In other words, it is not enough to simply transpose from one medium to another; there has to be a level of interpretation. The greatest super-hero adaptations – The Dark Knight, Spider-Man 2 – do exactly that. They take what is great about the comic book medium and apply it to what is great about the movies. The one truly exhilarating shot in all of Watchmen is a brief glimpse of Rorschach rapelling silently down a wall, and it astonishes us not because it looks just like something Dave Gibbons drew in the comic book but because it provides us with something Dave Gibbons couldn’t – graceful, fluid movement and a sense of what it might be like for these people to exist and to move through three-dimensional space. If only there were more moments like those, that built on the foundations of the source, instead of picking the foundation up piece by piece and reassembling it at another spot.

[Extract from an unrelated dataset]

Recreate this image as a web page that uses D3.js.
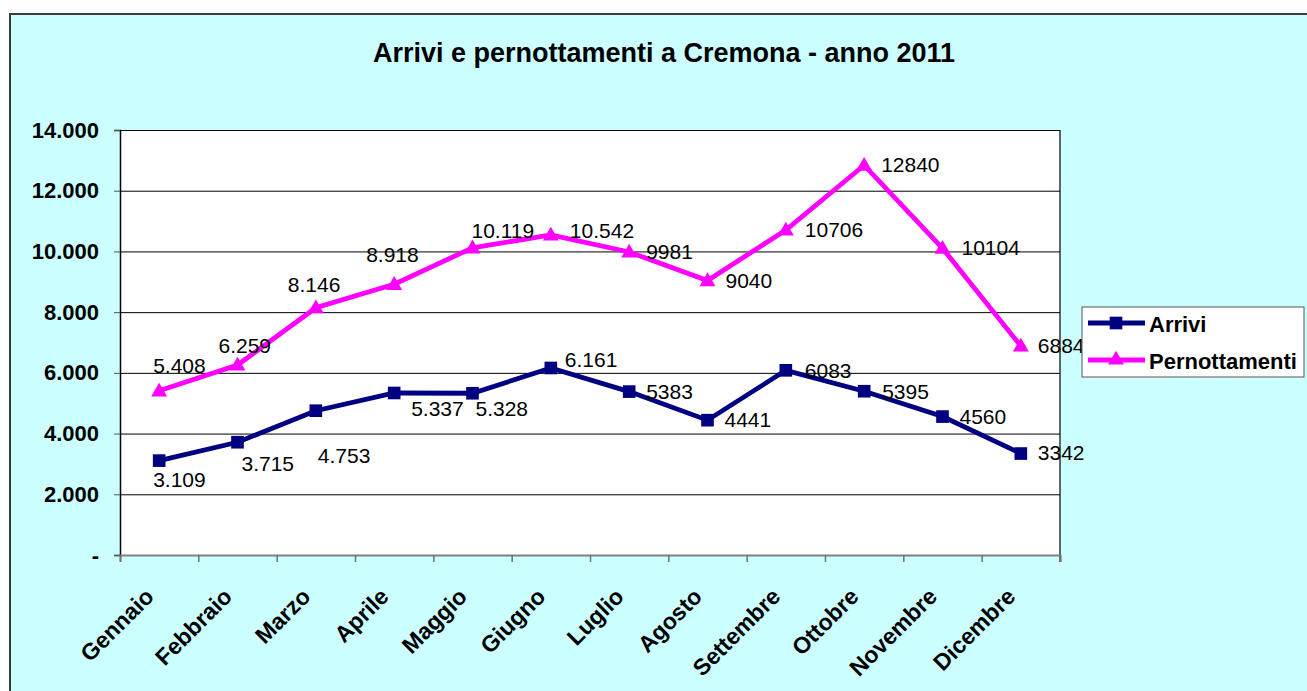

It’s as if Snyder, desperate for Moore’s approval, set out to make something so obsessively faithful that the author would suddenly reverse himself and anoint the movie as a legitimate successor to his work. But that approach is a dead end. Moore rejects any cinematic Watchmen on basic principles, and nothing is going to change his curmudgeonly mind; the only way to truly adhere to his vision of Watchmen would be to not make the movie in the first place. Too bad Snyder didn’t instead take a page from his own filmmography, and approach Watchmen the way he did his superb remake of Dawn of the Dead, where he managed to distill the essence of what made the original work great while also giving it a unique and creative spin. Instead, he made something so starched with accuracy he inadvertently proved Moore’s point.